Kirkus Reviews QR Code
CORONADO AND THE DISCOVERY OF THE SOUTHWEST by A. Grove Day

CORONADO AND THE DISCOVERY OF THE SOUTHWEST

By

Pub Date: Oct. 1st, 1967
Publisher: Meredith

A detailed if unexciting account of the Spanish explorer's unsuccessful attempts to find gold in what is now the Southwest ""eighty years before the Pilgrim Fathers sighted Plymouth Rock."" Frequent anticipations eliminate any suspense, moldy cliches undermine much that could have been more valuable as scholarship--explanation of Pueblo customs, numerous etymologies of place names--and unrestrained generalizations are rampant (""every Indian was an artist""; ""all sons of Spain were warriors bred, and quick to learn the trade of conquest"").
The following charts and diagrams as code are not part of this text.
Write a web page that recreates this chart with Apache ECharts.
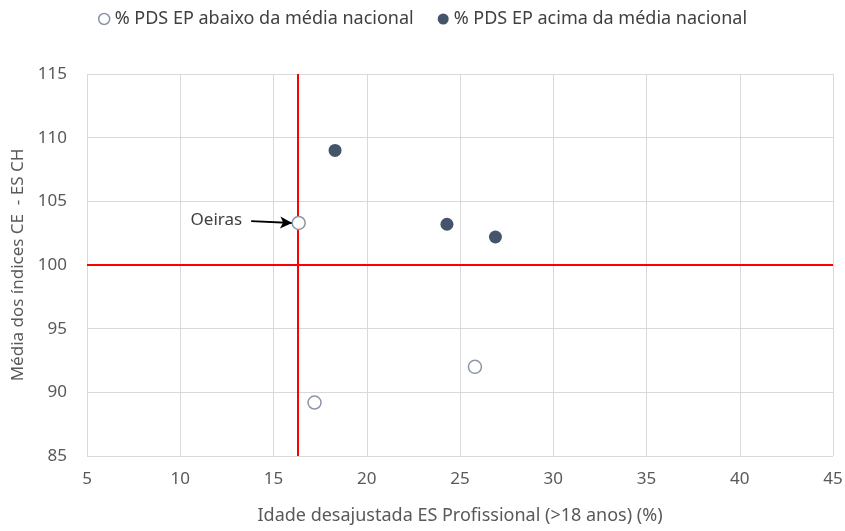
<!DOCTYPE html>
<html lang="pt">
<head>
  <meta charset="UTF-8">
  <title>Média dos índices CE - ES CH</title>
  <script src="https://cdn.jsdelivr.net/npm/echarts@6/dist/echarts.min.js"></script>
  <style>
    html, body { margin: 0; padding: 0; background: #fff; }
  </style>
</head>
<body>
<div id="main" style="width: 845px;height:531px;"></div>
<script>
  // dados
  var abaixoX = [16.35, 17.2, 25.8];
  var abaixoY = [103.3, 89.2, 92.0];
  var acimaX = [18.3, 24.3, 26.9];
  var acimaY = [109.0, 103.2, 102.2];
  var mediaX = 16.3;   // linha vertical
  var mediaY = 100;    // linha horizontal
  var nomeSeries = ['% PDS EP abaixo da média nacional', '% PDS EP acima da média nacional'];
  var oeiras = { nome: 'Oeiras', de: [13.8, 103.45], ate: [16.0, 103.3] };

  var fonte = 'Noto Sans';
  var cinza = '#595959';

  function pares(xs, ys) {
    return xs.map(function (x, i) { return [x, ys[i]]; });
  }

  var myChart = echarts.init(document.getElementById('main'));
  myChart.setOption({
    backgroundColor: '#fff',
    animation: false,
    legend: {
      top: 5,
      left: 'center',
      itemGap: 24,
      itemWidth: 11,
      itemHeight: 11,
      textStyle: { color: '#404040', fontSize: 18, fontFamily: fonte },
      data: [
        { name: nomeSeries[0], icon: 'circle', itemStyle: { color: '#fff', borderColor: '#8c96a8', borderWidth: 1.5 } },
        { name: nomeSeries[1], icon: 'circle', itemStyle: { color: '#44546a' } }
      ]
    },
    grid: { left: 87, right: 12, top: 74, bottom: 75, outerBoundsMode: 'none' },
    xAxis: {
      type: 'value',
      min: 5, max: 45, interval: 5,
      name: 'Idade desajustada ES Profissional (>18 anos) (%)',
      nameLocation: 'middle',
      nameGap: 51,
      nameTextStyle: { color: cinza, fontSize: 18, fontFamily: fonte },
      axisLine: { show: false },
      axisTick: { show: false },
      axisLabel: { color: cinza, fontSize: 17, fontFamily: fonte, margin: 15 },
      splitLine: { lineStyle: { color: '#d9d9d9', width: 1 } }
    },
    yAxis: {
      type: 'value',
      min: 85, max: 115, interval: 5,
      name: 'Média dos índices CE  - ES CH',
      nameLocation: 'middle',
      nameGap: 58,
      nameTextStyle: { color: cinza, fontSize: 17, fontFamily: fonte },
      axisLine: { show: false },
      axisTick: { show: false },
      axisLabel: { color: cinza, fontSize: 17, fontFamily: fonte, margin: 20 },
      splitLine: { lineStyle: { color: '#d9d9d9', width: 1 } }
    },
    series: [
      {
        name: nomeSeries[0],
        type: 'scatter',
        symbolSize: 13,
        z: 5,
        itemStyle: { color: '#fff', borderColor: '#8c96a8', borderWidth: 1.5, opacity: 1 },
        data: pares(abaixoX, abaixoY),
        markLine: {
          silent: true,
          symbol: ['none', 'none'],
          label: { show: false },
          lineStyle: { color: '#ff0000', width: 2, type: 'solid' },
          data: [{ xAxis: mediaX }, { yAxis: mediaY }]
        }
      },
      {
        name: nomeSeries[1],
        type: 'scatter',
        symbolSize: 13,
        z: 5,
        itemStyle: { color: '#44546a', opacity: 1 },
        data: pares(acimaX, acimaY),
        markLine: {
          silent: true,
          symbol: ['none', 'arrow'],
          symbolSize: [9, 12],
          lineStyle: { color: '#000', width: 1.8, type: 'solid' },
          label: {
            show: true,
            position: 'start',
            formatter: oeiras.nome,
            distance: 9,
            color: '#404040',
            fontSize: 17,
            fontFamily: fonte
          },
          data: [[{ coord: oeiras.de }, { coord: oeiras.ate }]]
        }
      }
    ]
  });
</script>
</body>
</html>
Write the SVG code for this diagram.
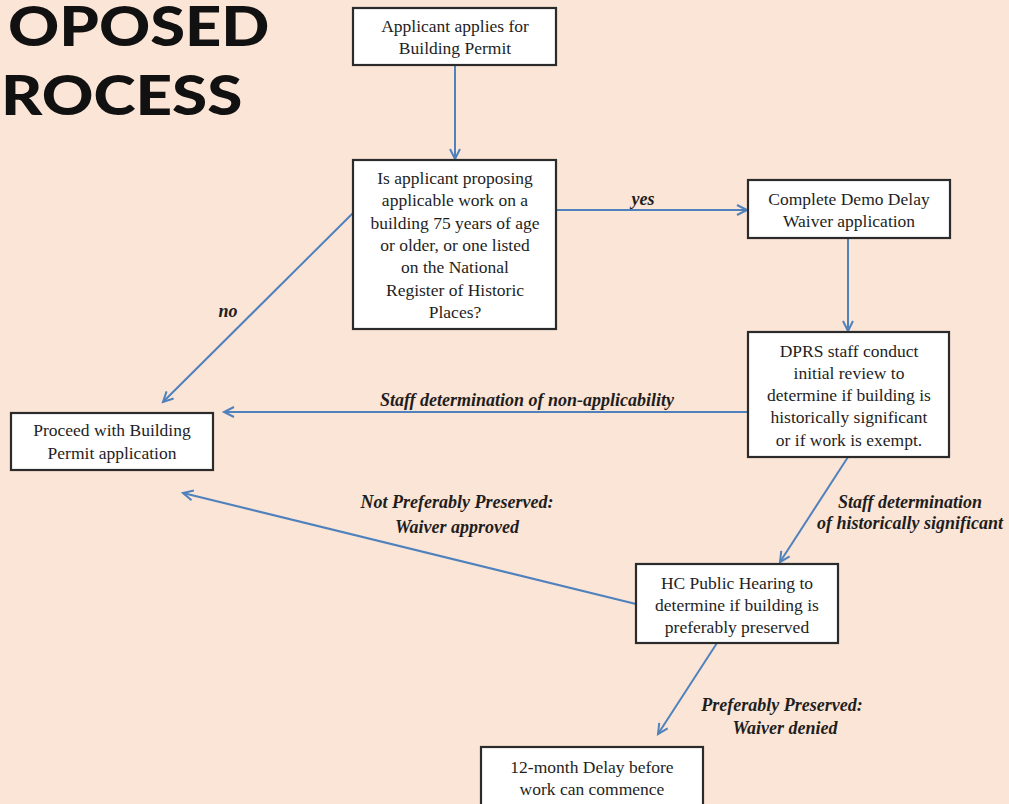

It is a familiar kind of hero glorification (""Coronado, soldier of Spain, governor of New Galicia, crusader, gold hunter, legend chaser, the last of the great conquerors of the New World""), although less flamboyant than the Garst portrait in Three Conquistadors, and more comprehensive than Meredith's oblique Riding with Coronado. Most of the photographs are too small to be of much value and the essential map is unfortunately on the end papers, but the index doubles as a key to ""unusual"" (i.e. Spanish and Indian) pronunciations.